Making Chevron and other companies clean up the messes created by their oil production will speed the transition away from fossil fuels, according to Rex Weyler, an environmental advocate who co-founded Greenpeace International and directed the original Greenpeace Foundation. “If hydrocarbon companies are forced to pay for the true costs of their product, which include these environmental costs, it will make the alternative energy systems more competitive,” said Weyler.

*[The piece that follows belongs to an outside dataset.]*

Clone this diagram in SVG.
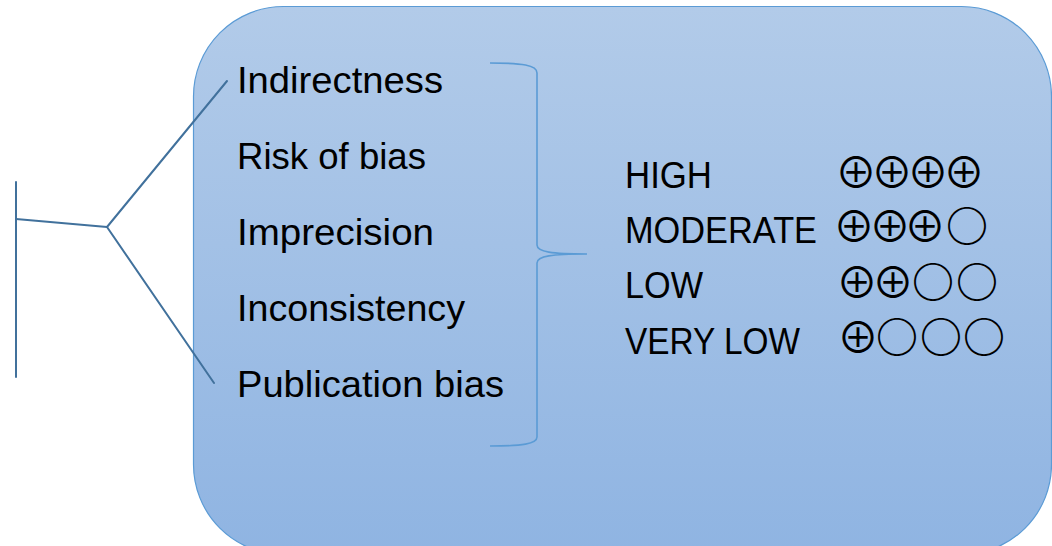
<svg xmlns="http://www.w3.org/2000/svg" width="1052" height="546" viewBox="0 0 1052 546">
  <defs>
    <linearGradient id="panelFill" x1="0" y1="0" x2="0" y2="1">
      <stop offset="0" stop-color="#b2cbe9"/>
      <stop offset="1" stop-color="#8fb4e2"/>
    </linearGradient>
    <style>
      .lbl { font-family: "Liberation Sans", Arial, sans-serif; font-size: 36px; fill: #000; }
      .sym { font-family: "Noto Sans CJK JP", "DejaVu Sans", sans-serif; fill: #000; text-anchor: middle; }
      .plus { font-size: 42px; }
      .ring { font-size: 42px; font-weight: 700; }
      .branch { stroke: #41719c; stroke-width: 2; fill: none; stroke-linecap: round; }
      .brace { stroke: #5b9bd5; stroke-width: 1.6; fill: none; }
    </style>
  </defs>

  <rect x="0" y="0" width="1052" height="546" fill="#ffffff"/>

  <!-- rounded panel -->
  <g id="panel">
    <rect x="193.5" y="6.5" width="858" height="548" rx="90" ry="90" fill="url(#panelFill)" stroke="#5b9bd5" stroke-width="1.2"/>
  </g>

  <!-- branching lines on the left and the brace -->
  <g id="connectors">
    <line class="branch" x1="16" y1="182" x2="16" y2="377"/>
    <line class="branch" x1="16" y1="219" x2="107" y2="227"/>
    <line class="branch" x1="107" y1="227" x2="227" y2="81"/>
    <line class="branch" x1="107" y1="227" x2="214" y2="383"/>
    <path class="brace" d="M490,63 C522,63 537,65 537,73 L537,245 C537,252 552,254 587,254 M587,254 C552,254 537,256 537,263 L537,437 C537,444 522,446 490,446"/>
  </g>

  <!-- domain list -->
  <g id="domains">
    <text class="lbl" x="237" y="93" textLength="206" lengthAdjust="spacingAndGlyphs">Indirectness</text>
    <text class="lbl" x="237" y="169" textLength="189" lengthAdjust="spacingAndGlyphs">Risk of bias</text>
    <text class="lbl" x="237" y="245" textLength="197" lengthAdjust="spacingAndGlyphs">Imprecision</text>
    <text class="lbl" x="237" y="321" textLength="228" lengthAdjust="spacingAndGlyphs">Inconsistency</text>
    <text class="lbl" x="237" y="397" textLength="267" lengthAdjust="spacingAndGlyphs">Publication bias</text>
  </g>

  <!-- certainty levels -->
  <g id="levels">
    <text class="lbl" x="625" y="188" textLength="87" lengthAdjust="spacingAndGlyphs">HIGH</text>
    <text class="lbl" x="625" y="243" textLength="192" lengthAdjust="spacingAndGlyphs">MODERATE</text>
    <text class="lbl" x="625" y="298" textLength="78" lengthAdjust="spacingAndGlyphs">LOW</text>
    <text class="lbl" x="625" y="354" textLength="175" lengthAdjust="spacingAndGlyphs">VERY LOW</text>
  </g>

  <!-- rating symbols: one text per row -->
  <g id="ratings">
    <text class="sym plus" x="856 892 928 964" y="187.5">⊕⊕⊕⊕</text>
    <text class="sym" y="241.5"><tspan class="plus" x="854 890 925">⊕⊕⊕</tspan><tspan class="ring" x="967">○</tspan></text>
    <text class="sym" y="297.5"><tspan class="plus" x="857 893">⊕⊕</tspan><tspan class="ring" x="933 977">○○</tspan></text>
    <text class="sym" y="352.5"><tspan class="plus" x="858">⊕</tspan><tspan class="ring" x="897 941 984">○○○</tspan></text>
  </g>
</svg>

Accordingly, Weyler feels that the climate movement should focus on Chevron’s case — and Donziger’s legal battle. “One of the most effective things climate activists can do right now to change the system would be to not let Chevron get away with polluting in these countries, whether Ecuador, Nigeria, or anywhere” said Weyler. While some human rights and environmental advocates have tried to call attention to Donziger’s case and Chevron’s bullying of him, Weyler felt that the outcry should be louder.
After seeing what’s happened to Donziger, and some of his former allies, whom Chevron has gone after as “nonparty co-conspirators,” people may be afraid to stand up to the company. Donziger himself is living in fear. There is no set punishment when a judge files for criminal contempt of court, so he spends his days worrying over what will happen to him next. “It’s scary,” he told me. “I don’t know what they’re thinking.”
But Weyler pointed out that Chevron, which could still be forced to pay the multibillion-dollar judgment by courts in another country, is also afraid. “They are afraid of the precedent. Not only is Chevron afraid, the entire extraction industry is afraid of the precedent,” said Weyler. “They do not want to be held responsible for the pollution of their industry.”